Re: Metarationality (was: JOIN: Alden Streeter)

From: James Rogers (jamesr@best.com)
Date: Sat Aug 24 2002 - 11:59:20 MDT


On 8/23/02 6:57 PM, "Ben Goertzel" <ben@goertzel.org> wrote:
>
> I champion conscious reason, but also intuition. I see intuition as
> unconscious reason, adept at piecing together a huge number of pieces of
> weak evidence in statistical and creative ways. Intuition can do some
> things that conscious reason cannot, because of conscious reason's limited
> channel capacity. However, human intuition is also inextricably bound up
> with human emotion, which is also irrational.

I don't think you are using "intuition" the same way as the pedestrian
vernacular. There is both rational and irrational intuition, and unless you
specify a definition, you are not being clear.

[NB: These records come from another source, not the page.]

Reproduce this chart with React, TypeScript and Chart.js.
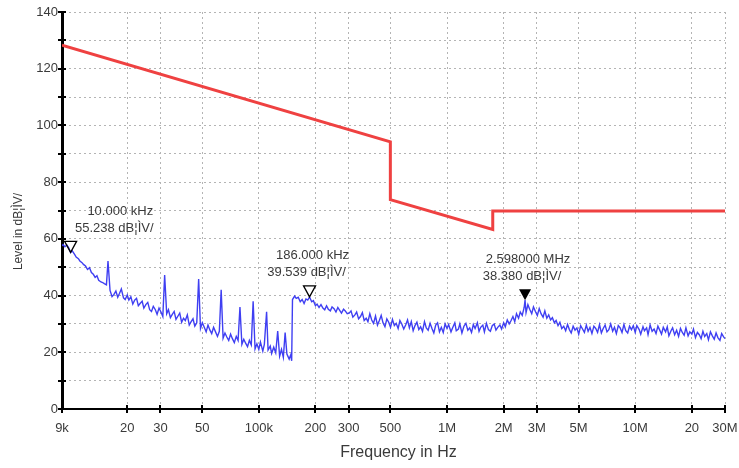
import React, { useEffect, useRef } from "react";
import { Chart, registerables } from "chart.js";

Chart.register(...registerables);

// ---- axis ticks ----
const xTickValues = [9e3, 2e4, 3e4, 5e4, 1e5, 2e5, 3e5, 5e5, 1e6, 2e6, 3e6, 5e6, 1e7, 2e7, 3e7];
const xTickLabels = ["9k", "20", "30", "50", "100k", "200", "300", "500", "1M", "2M", "3M", "5M", "10M", "20", "30M"];
const yMin = 0;
const yMax = 140;
const yStep = 10;

// ---- limit line (red) ----
const limitFreqHz = [9e3, 5e5, 5e5, 1.75e6, 1.75e6, 3e7];
const limitLevel = [128.3, 94.2, 73.8, 63.3, 69.8, 69.8];

// ---- measured trace (blue) ----
// 9 kHz .. 100 kHz (kHz)
const traceFreqKHzA = [
  9.0, 9.12, 9.33, 9.55, 9.77, 10.0, 10.2, 10.5, 10.7, 11.0,
  11.2, 11.5, 11.7, 12.0, 12.3, 12.6, 12.9, 13.2, 13.5, 13.8,
  14.1, 14.5, 14.8, 15.1, 15.5, 15.8, 16.2, 16.6, 17.0, 17.4,
  17.8, 18.2, 18.6, 19.1, 19.5, 20.0, 20.4, 20.9, 21.4, 21.9,
  22.4, 22.9, 23.4, 24.0, 24.5, 25.1, 25.7, 26.3, 26.9, 27.5,
  28.2, 28.8, 29.5, 30.2, 30.9, 31.6, 32.4, 33.1, 33.9, 34.7,
  35.5, 36.3, 37.2, 38.0, 38.9, 39.8, 40.7, 41.7, 42.7, 43.7,
  44.7, 45.7, 46.8, 47.9, 49.0, 50.1, 51.3, 52.5, 53.7, 55.0,
  56.2, 57.5, 58.9, 60.3, 61.7, 63.1, 64.6, 66.1, 67.6, 69.2,
  70.8, 72.4, 74.1, 75.9, 77.6, 79.4, 81.3, 83.2, 85.1, 87.1,
  89.1, 91.2, 93.3, 95.5, 97.7,
];
const traceLevelA = [
  57.5, 58.0, 57.2, 57.8, 56.8, 55.2, 55.8, 54.5, 53.6, 53.0,
  52.2, 51.6, 51.0, 50.4, 49.2, 49.8, 48.1, 47.5, 46.4, 47.0,
  45.4, 44.8, 44.6, 44.2, 43.8, 52.2, 41.8, 39.6, 40.4, 41.6,
  39.4, 40.8, 42.3, 39.2, 38.6, 40.2, 38.4, 39.6, 37.0, 38.4,
  39.0, 36.4, 37.2, 38.0, 35.6, 36.8, 37.6, 35.0, 34.4, 36.2,
  35.0, 33.4, 35.6, 34.2, 32.6, 47.2, 33.6, 35.0, 32.2, 33.4,
  34.4, 31.6, 32.8, 33.8, 30.6, 32.0, 31.2, 33.2, 29.6, 30.8,
  31.8, 29.2, 30.4, 45.8, 28.4, 30.4, 28.8, 27.2, 29.6, 27.8,
  26.6, 28.8, 27.2, 25.6, 27.4, 42.0, 25.0, 26.8, 25.4, 24.2,
  26.4, 24.8, 23.4, 25.6, 24.2, 36.0, 22.8, 24.6, 23.2, 22.0,
  24.2, 22.6, 38.0, 21.2, 23.0,
];
// 100 kHz .. 1 MHz (kHz)
const traceFreqKHzB = [
  100, 102, 105, 107, 110, 112, 115, 117, 120, 123,
  126, 129, 132, 135, 138, 141, 145, 148, 149.5, 151,
  155, 158, 162, 166, 170, 174, 178, 182, 186, 191,
  195, 200, 204, 209, 214, 219, 224, 229, 234, 240,
  245, 251, 257, 263, 269, 275, 282, 288, 295, 302,
  309, 316, 324, 331, 339, 347, 355, 363, 372, 380,
  389, 398, 407, 417, 427, 437, 447, 457, 468, 479,
  490, 501, 513, 525, 537, 550, 562, 575, 589, 603,
  617, 631, 646, 661, 676, 692, 708, 724, 741, 759,
  776, 794, 813, 832, 851, 871, 891, 912, 933, 955,
  977,
];
const traceLevelB = [
  21.0, 23.6, 20.4, 22.8, 34.3, 20.8, 22.2, 19.6, 21.8, 19.8,
  27.5, 18.6, 21.0, 18.2, 27.0, 19.4, 17.6, 19.2, 17.0, 38.6,
  39.8, 39.0, 39.4, 37.8, 38.6, 37.2, 38.8, 38.4, 39.5, 37.8,
  38.2, 36.4, 37.0, 35.8, 36.8, 35.6, 35.0, 36.4, 35.2, 34.6,
  36.0, 35.4, 34.2, 35.8, 34.8, 33.8, 35.2, 34.6, 33.6, 33.8,
  34.6, 32.4, 33.2, 34.2, 31.8, 32.6, 34.0, 31.2, 32.0, 30.8,
  33.6, 31.4, 30.2, 32.8, 29.6, 31.2, 33.0, 30.4, 29.0, 31.8,
  30.6, 28.8, 31.6, 29.4, 30.2, 28.4, 31.2, 30.0, 28.2, 29.6,
  31.4, 28.6, 30.8, 27.6, 29.4, 30.6, 28.0, 29.0, 27.4, 30.8,
  28.6, 27.8, 30.2, 28.4, 26.8, 29.6, 30.4, 27.2, 28.8, 27.0,
  30.0,
];
// 1 MHz .. 10 MHz (MHz)
const traceFreqMHzC = [
  1.0, 1.02, 1.05, 1.07, 1.1, 1.12, 1.15, 1.17, 1.2, 1.23,
  1.26, 1.29, 1.32, 1.35, 1.38, 1.41, 1.45, 1.48, 1.51, 1.55,
  1.58, 1.62, 1.66, 1.7, 1.74, 1.78, 1.82, 1.86, 1.91, 1.95,
  2.0, 2.04, 2.09, 2.14, 2.19, 2.24, 2.29, 2.34, 2.4, 2.45,
  2.51, 2.57, 2.598, 2.63, 2.69, 2.75, 2.82, 2.88, 2.95, 3.02,
  3.09, 3.16, 3.24, 3.31, 3.39, 3.47, 3.55, 3.63, 3.72, 3.8,
  3.89, 3.98, 4.07, 4.17, 4.27, 4.37, 4.47, 4.57, 4.68, 4.79,
  4.9, 5.01, 5.13, 5.25, 5.37, 5.5, 5.62, 5.75, 5.89, 6.03,
  6.17, 6.31, 6.46, 6.61, 6.76, 6.92, 7.08, 7.24, 7.41, 7.59,
  7.76, 7.94, 8.13, 8.32, 8.51, 8.71, 8.91, 9.12, 9.33, 9.55,
  9.77,
];
const traceLevelC = [
  28.4, 29.8, 27.2, 28.6, 30.4, 27.6, 28.2, 30.0, 26.8, 29.2,
  30.2, 27.8, 28.6, 27.0, 29.8, 28.4, 30.4, 27.4, 28.8, 29.6,
  27.2, 30.2, 28.0, 27.4, 29.4, 30.0, 27.8, 28.8, 29.6, 28.2,
  30.4, 29.0, 31.4, 30.0, 31.2, 32.6, 30.8, 33.6, 32.0, 34.2,
  33.0, 35.8, 38.4, 34.0, 36.8, 35.2, 33.6, 36.0, 34.4, 33.0,
  35.4, 33.6, 32.4, 34.6, 32.0, 33.2, 31.4, 32.2, 30.4, 31.2,
  29.4, 30.6, 28.4, 29.2, 27.6, 29.8, 28.0, 26.8, 29.2, 27.8,
  28.6, 26.4, 29.4, 28.2, 27.0, 29.6, 27.4, 28.8, 26.6, 29.2,
  28.4, 27.0, 29.8, 26.8, 28.4, 29.6, 27.2, 28.0, 30.0, 27.4,
  28.8, 26.6, 29.4, 28.6, 27.0, 29.8, 27.6, 26.8, 29.2, 28.0,
  29.4,
];
// 10 MHz .. 30 MHz (MHz)
const traceFreqMHzD = [
  10.0, 10.2, 10.5, 10.7, 11.0, 11.2, 11.5, 11.7, 12.0, 12.3,
  12.6, 12.9, 13.2, 13.5, 13.8, 14.1, 14.5, 14.8, 15.1, 15.5,
  15.8, 16.2, 16.6, 17.0, 17.4, 17.8, 18.2, 18.6, 19.1, 19.5,
  20.0, 20.4, 20.9, 21.4, 21.9, 22.4, 22.9, 23.4, 24.0, 24.5,
  25.1, 25.7, 26.3, 26.9, 27.5, 28.2, 28.8, 29.5, 30.0,
];
const traceLevelD = [
  27.0, 29.4, 28.0, 26.4, 29.0, 27.6, 28.6, 26.2, 29.6, 27.4,
  28.2, 26.6, 29.2, 27.8, 26.4, 28.8, 27.2, 29.0, 25.8, 27.6,
  28.6, 26.2, 27.8, 25.6, 28.4, 27.0, 26.0, 28.6, 25.8, 27.2,
  26.4, 28.2, 25.2, 27.0, 26.2, 24.8, 27.4, 25.6, 26.6, 24.4,
  27.2, 25.8, 24.6, 26.8, 25.2, 24.2, 26.6, 25.4, 24.8,
];

// ---- markers ----
const markerFreqHz = [10e3, 186e3, 2.598e6];
const markerLevel = [55.238, 39.539, 38.38];
const markerFilled = [false, false, true];
const markerFreqText = ["10.000 kHz", "186.000 kHz", "2.598000 MHz"];
const markerLevelText = ["55.238 dB¦ÌV/", "39.539 dB¦ÌV/", "38.380 dB¦ÌV/"];

const xTitle = "Frequency in Hz";
const yTitle = "Level in dB¦ÌV/";

const FONT = '"Liberation Sans", Arial, sans-serif';
const TEXT_COLOR = "#3a3a3a";

function buildTrace() {
  const pts: { x: number; y: number }[] = [];
  traceFreqKHzA.forEach((f, i) => pts.push({ x: f * 1e3, y: traceLevelA[i] }));
  traceFreqKHzB.forEach((f, i) => pts.push({ x: f * 1e3, y: traceLevelB[i] }));
  traceFreqMHzC.forEach((f, i) => pts.push({ x: f * 1e6, y: traceLevelC[i] }));
  traceFreqMHzD.forEach((f, i) => pts.push({ x: f * 1e6, y: traceLevelD[i] }));
  return pts;
}

const overlayPlugin = {
  id: "overlay",
  afterDraw(chart: any) {
    const { ctx, chartArea, scales } = chart;
    const xs = scales.x;
    const ys = scales.y;
    ctx.save();
    // tick marks crossing the axes
    ctx.strokeStyle = "#000";
    ctx.lineWidth = 2;
    for (let v = yMin; v <= yMax; v += yStep) {
      const py = Math.round(ys.getPixelForValue(v));
      ctx.beginPath();
      ctx.moveTo(chartArea.left - 4, py);
      ctx.lineTo(chartArea.left + 4, py);
      ctx.stroke();
    }
    for (const v of xTickValues) {
      const px = Math.round(xs.getPixelForValue(v));
      ctx.beginPath();
      ctx.moveTo(px, chartArea.bottom - 4);
      ctx.lineTo(px, chartArea.bottom + 4);
      ctx.stroke();
    }
    // markers
    ctx.font = `13px ${FONT}`;
    ctx.textAlign = "center";
    ctx.textBaseline = "middle";
    markerFreqHz.forEach((f, i) => {
      const px = xs.getPixelForValue(f);
      const py = ys.getPixelForValue(markerLevel[i]);
      ctx.beginPath();
      ctx.moveTo(px, py);
      ctx.lineTo(px - 6, py - 11);
      ctx.lineTo(px + 6, py - 11);
      ctx.closePath();
      if (markerFilled[i]) {
        ctx.fillStyle = "#000";
        ctx.fill();
      } else {
        ctx.strokeStyle = "#000";
        ctx.lineWidth = 1.3;
        ctx.stroke();
      }
      const t1 = markerFreqText[i];
      const t2 = markerLevelText[i];
      const w1 = ctx.measureText(t1).width;
      const w2 = ctx.measureText(t2).width;
      let c1 = px + 3;
      let c2 = px - 3;
      const minLeft = chartArea.left + 13;
      const shift = Math.max(0, minLeft - (c2 - w2 / 2), minLeft - (c1 - w1 / 2));
      c1 += shift;
      c2 += shift;
      ctx.fillStyle = TEXT_COLOR;
      ctx.fillText(t1, c1, py - 41);
      ctx.fillText(t2, c2, py - 24);
    });
    // axis titles
    ctx.fillStyle = TEXT_COLOR;
    ctx.font = `16px ${FONT}`;
    ctx.textAlign = "center";
    ctx.textBaseline = "middle";
    ctx.fillText(xTitle, (chartArea.left + chartArea.right) / 2 + 5, chartArea.bottom + 44);
    ctx.font = `12px ${FONT}`;
    ctx.translate(19, (chartArea.top + chartArea.bottom) / 2 + 21);
    ctx.rotate(-Math.PI / 2);
    ctx.fillText(yTitle, 0, 0);
    ctx.restore();
  },
};

export default function App() {
  const canvasRef = useRef<HTMLCanvasElement | null>(null);

  useEffect(() => {
    document.body.style.margin = "0";
    const canvas = canvasRef.current;
    if (!canvas) return;
    const chart = new Chart(canvas, {
      type: "line",
      data: {
        datasets: [
          {
            label: "trace",
            data: buildTrace(),
            borderColor: "#3f3ff2",
            borderWidth: 1.4,
            pointRadius: 0,
            tension: 0,
            fill: false,
          },
          {
            label: "limit",
            data: limitFreqHz.map((f, i) => ({ x: f, y: limitLevel[i] })),
            borderColor: "#ef4141",
            borderWidth: 3,
            pointRadius: 0,
            tension: 0,
            fill: false,
          },
        ],
      },
      options: {
        responsive: false,
        animation: false,
        devicePixelRatio: 1,
        layout: { padding: { top: 12, right: 14, left: 0, bottom: 0 } },
        plugins: {
          legend: { display: false },
          tooltip: { enabled: false },
        },
        scales: {
          x: {
            type: "logarithmic",
            min: 9e3,
            max: 3e7,
            afterBuildTicks: (scale: any) => {
              scale.ticks = xTickValues.map((v) => ({ value: v }));
            },
            afterFit: (scale: any) => {
              scale.height = 59;
              scale.paddingLeft = 0;
              scale.paddingRight = 0;
            },
            ticks: {
              autoSkip: false,
              maxRotation: 0,
              minRotation: 0,
              padding: 12,
              color: TEXT_COLOR,
              font: { family: FONT, size: 13 },
              callback: (_v: any, index: number) => xTickLabels[index],
            },
            grid: { color: "#b4b4b4", lineWidth: 1, drawTicks: false },
            border: { display: true, color: "#000", width: 2, dash: [2, 3] },
            title: { display: false },
          },
          y: {
            type: "linear",
            min: yMin,
            max: yMax,
            afterFit: (scale: any) => {
              scale.width = 62;
              scale.paddingTop = 0;
              scale.paddingBottom = 0;
            },
            ticks: {
              stepSize: yStep,
              padding: 4,
              color: TEXT_COLOR,
              font: { family: FONT, size: 13 },
              callback: (v: any) => (Number(v) % 20 === 0 ? String(v) : ""),
            },
            grid: { color: "#b4b4b4", lineWidth: 1, drawTicks: false },
            border: { display: true, color: "#000", width: 3, dash: [2, 3] },
            title: { display: false },
          },
        },
      },
      plugins: [overlayPlugin],
    } as any);
    return () => chart.destroy();
  }, []);

  return (
    <div style={{ width: 739, height: 468, background: "#fff" }}>
      <canvas ref={canvasRef} width={739} height={468} style={{ display: "block" }} />
    </div>
  );
}
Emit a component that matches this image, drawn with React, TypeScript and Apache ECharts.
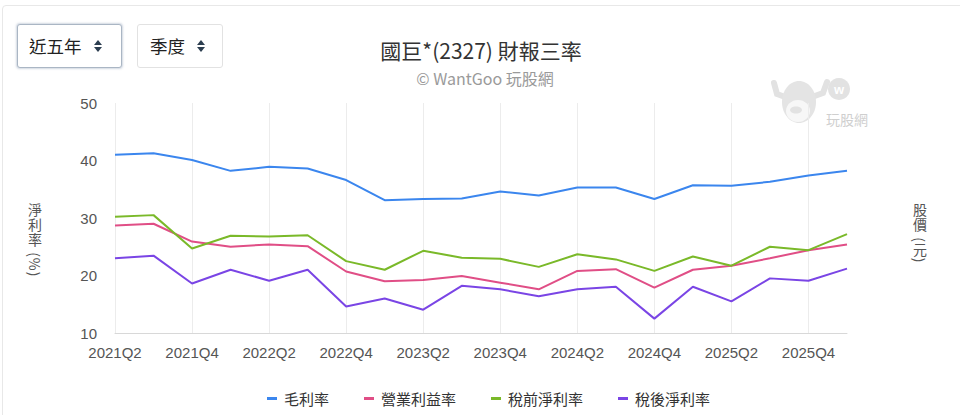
import React, { useEffect, useRef } from "react";
import * as echarts from "echarts";

const categories = [
  "2021Q2", "2021Q3", "2021Q4", "2022Q1", "2022Q2", "2022Q3", "2022Q4", "2023Q1", "2023Q2", "2023Q3",
  "2023Q4", "2024Q1", "2024Q2", "2024Q3", "2024Q4", "2025Q1", "2025Q2", "2025Q3", "2025Q4", "2026Q1",
];
const grossMargin = [41.0, 41.25, 40.1, 38.2, 38.9, 38.6, 36.6, 33.1, 33.3, 33.4, 34.6, 33.9, 35.3, 35.3, 33.3, 35.7, 35.6, 36.3, 37.4, 38.2];
const operatingMargin = [28.7, 29.0, 25.9, 25.0, 25.4, 25.1, 20.7, 19.0, 19.2, 19.9, 18.75, 17.6, 20.8, 21.1, 17.9, 21.0, 21.7, 23.0, 24.4, 25.4];
const pretaxMargin = [30.2, 30.5, 24.7, 26.9, 26.8, 27.0, 22.5, 21.0, 24.3, 23.1, 22.9, 21.5, 23.7, 22.8, 20.8, 23.3, 21.7, 25.0, 24.4, 27.2];
const netMargin = [23.0, 23.45, 18.6, 21.0, 19.1, 21.0, 14.6, 16.0, 14.05, 18.2, 17.6, 16.4, 17.6, 18.05, 12.5, 18.05, 15.5, 19.5, 19.1, 21.2];
const seriesNames = ["毛利率", "營業利益率", "稅前淨利率", "稅後淨利率"];
const seriesColors = ["#3b86ee", "#e04e86", "#7ab929", "#7a45e5"];
const yTicks = { min: 10, max: 50, interval: 10 };
const leftAxisName = "淨利率 (%)";
const rightAxisName = "股價 (元)";

const FONT = "'Helvetica Neue', Arial, 'Liberation Sans', 'Noto Sans CJK TC', sans-serif";
const CJK = "'Noto Sans CJK TC', 'Noto Sans', sans-serif";

function Caret({ left }: { left: number }) {
  return (
    <div style={{ position: "absolute", left, top: 40, width: 9, height: 13 }}>
      <div style={{ position: "absolute", left: 0, top: 0, width: 0, height: 0, borderLeft: "4.5px solid transparent", borderRight: "4.5px solid transparent", borderBottom: "5px solid #2c3e50" }} />
      <div style={{ position: "absolute", left: 0, top: 7, width: 0, height: 0, borderLeft: "4.5px solid transparent", borderRight: "4.5px solid transparent", borderTop: "5px solid #2c3e50" }} />
    </div>
  );
}

function VerticalName({ text, centerX, top }: { text: string; centerX: number; top: number }) {
  return (
    <div
      style={{
        position: "absolute",
        left: centerX - 9,
        top,
        width: 18,
        height: 90,
        writingMode: "vertical-rl",
        textOrientation: "mixed",
        fontSize: 14,
        lineHeight: "18px",
        letterSpacing: "1px",
        color: "#555",
        fontFamily: CJK,
        whiteSpace: "pre",
        overflow: "visible",
      }}
    >
      {text}
    </div>
  );
}

export default function App() {
  const ref = useRef<HTMLDivElement>(null);
  useEffect(() => {
    if (!ref.current) return;
    const chart = echarts.init(ref.current, undefined, { renderer: "svg" });
    const data = [grossMargin, operatingMargin, pretaxMargin, netMargin];
    chart.setOption({
      animation: false,
      backgroundColor: "transparent",
      textStyle: { fontFamily: FONT },
      title: [
        {
          text: "國巨*(2327) 財報三率",
          left: 476,
          top: 34,
          textAlign: "center",
          textStyle: { fontSize: 21, fontWeight: "normal", color: "#333", fontFamily: CJK },
        },
        {
          text: "© WantGoo 玩股網",
          left: 480,
          top: 65,
          textAlign: "center",
          textStyle: { fontSize: 16, fontWeight: "normal", color: "#9a9a9a", fontFamily: CJK },
        },
      ],
      legend: {
        data: seriesNames,
        left: 262,
        top: 386,
        icon: "rect",
        itemWidth: 10,
        itemHeight: 3,
        itemGap: 35,
        textStyle: { fontSize: 15, color: "#333", fontFamily: CJK, padding: [0, 0, 0, 2] },
      },
      grid: { left: 115, right: 113, top: 103, bottom: 82 },
      xAxis: {
        type: "category",
        data: categories,
        boundaryGap: false,
        axisLine: { lineStyle: { color: "#d8d8d8" } },
        axisTick: { show: false },
        axisLabel: { interval: 1, color: "#555", fontSize: 15, margin: 12 },
        splitLine: { show: true, interval: 1, lineStyle: { color: "#ececec" } },
      },
      yAxis: {
        type: "value",
        min: yTicks.min,
        max: yTicks.max,
        interval: yTicks.interval,
        axisLine: { show: false },
        axisTick: { show: false },
        splitLine: { show: false },
        axisLabel: { color: "#555", fontSize: 15, margin: 18 },
      },
      series: seriesNames.map((name, i) => ({
        name,
        type: "line",
        data: data[i],
        symbol: "none",
        smooth: false,
        lineStyle: { width: 2, color: seriesColors[i] },
        itemStyle: { color: seriesColors[i] },
      })),
      graphic: [
        {
          type: "group",
          z: -1,
          children: [
            { type: "polyline", shape: { points: [[774, 83], [777, 94], [788, 98]] }, style: { stroke: "#e2e2e2", lineWidth: 6, fill: "none", lineCap: "round" } },
            { type: "polyline", shape: { points: [[827, 82], [823, 93], [812, 97]] }, style: { stroke: "#e2e2e2", lineWidth: 6, fill: "none", lineCap: "round" } },
            { type: "ellipse", shape: { cx: 799, cy: 102, rx: 17, ry: 21 }, style: { fill: "#e4e4e4" } },
            { type: "ellipse", shape: { cx: 798, cy: 111, rx: 12, ry: 11 }, style: { fill: "#f7f7f7" } },
            { type: "ellipse", shape: { cx: 796, cy: 110, rx: 6, ry: 3.5 }, style: { fill: "#e2e2e2" } },
            { type: "circle", shape: { cx: 839, cy: 89, r: 11 }, style: { fill: "#e2e2e2" } },
            { type: "text", x: 839, y: 89, style: { text: "w", fontSize: 13, fontWeight: "bold", fill: "#ffffff", align: "center", verticalAlign: "middle", fontFamily: FONT } },
            { type: "text", x: 826, y: 119, style: { text: "玩股網", fontSize: 14, fill: "#cfcfcf", align: "left", verticalAlign: "middle", fontFamily: CJK } },
          ],
        },
      ],
    });
    return () => chart.dispose();
  }, []);

  return (
    <div style={{ position: "fixed", left: 0, top: 0, width: 960, height: 415, background: "#fff", overflow: "hidden" }}>
      <div style={{ position: "absolute", left: 2, top: 5, width: 980, height: 440, border: "1px solid #e8e8e8", borderRadius: 4, boxSizing: "border-box" }} />
      <div ref={ref} style={{ position: "absolute", left: 0, top: 0, width: 960, height: 415 }} />
      <VerticalName text={leftAxisName} centerX={35} top={203} />
      <VerticalName text={rightAxisName} centerX={920} top={203} />
      <div style={{ position: "absolute", left: 17, top: 24, width: 105, height: 44, boxSizing: "border-box", border: "1px solid #aab6c4", borderRadius: 3, background: "#fff", boxShadow: "0 0 2px 1px rgba(120,140,170,0.35)" }}>
        <span style={{ position: "absolute", left: 11, top: 10, fontSize: 17.5, color: "#222", fontFamily: CJK, lineHeight: "22px" }}>近五年</span>
      </div>
      <Caret left={94} />
      <div style={{ position: "absolute", left: 137, top: 24, width: 86, height: 44, boxSizing: "border-box", border: "1px solid #e2e2e2", borderRadius: 3, background: "#fff" }}>
        <span style={{ position: "absolute", left: 12, top: 10, fontSize: 17.5, color: "#222", fontFamily: CJK, lineHeight: "22px" }}>季度</span>
      </div>
      <Caret left={197} />
    </div>
  );
}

An irrational intuition/belief is one where the premise(s) have a null
prior. A rational intuition/belief is one where the premise(s) have a
non-null prior. While you may not be able to "prove" your belief/intuition
in this framework, you can reasonably assert the rationality IF you can
demonstrate valid priors for the premises regardless of a lack of evidence
for the specific position.

As commonly used, "intuition" pretty much means that you haven't even
evaluated the priors of the premise. For most people, intuition encompasses
a wide range of beliefs, and for some of these even casual analysis would
demonstrate the irrationality/incorrectness of them. It is like so-called
"common sense", which frequently encompasses beliefs that can be trivially
demonstrated to be false but which remain common beliefs nonetheless;
"intuition" is typically used as a logical fallacy of the same construction.
If you've actually evaluated the priors in any type of rigorous fashion, it
becomes "reasoning" and "rational" no matter how weak the association. In
essence, "intuition" is short for "talking out your ass" as typically used.
If you had a valid construction for your intuition you wouldn't call it
"intuition", you'd call it "reason". I think this is what people are
objecting to.

Of course, some intuition is just lazy thinking i.e. partial evaluation of
the priors and fudging the rest for any number of reasons. Which is
probably what we are actually talking about here. I guess you could call
this "expert intuition" (which makes it no more correct, but perhaps gives
it a higher probability of being correct).

Creativity in thinking may stem from the mind picking up patterns as you
brute force the prior evaluation when evaluating something.

 
> In future AI minds, there will be intuition (in the sense of inference
> combining huge numbers of pieces of weak evidence) that is NOT as tangled up
> with emotion as human intuition is.

For all intents and purposes, "intuition" in an AI would be more correctly
called "low probability reasoning". I think most reasoning in humans from
null priors is caused by biological biases in the wetware, not as an
intrinsic function of computing machinery.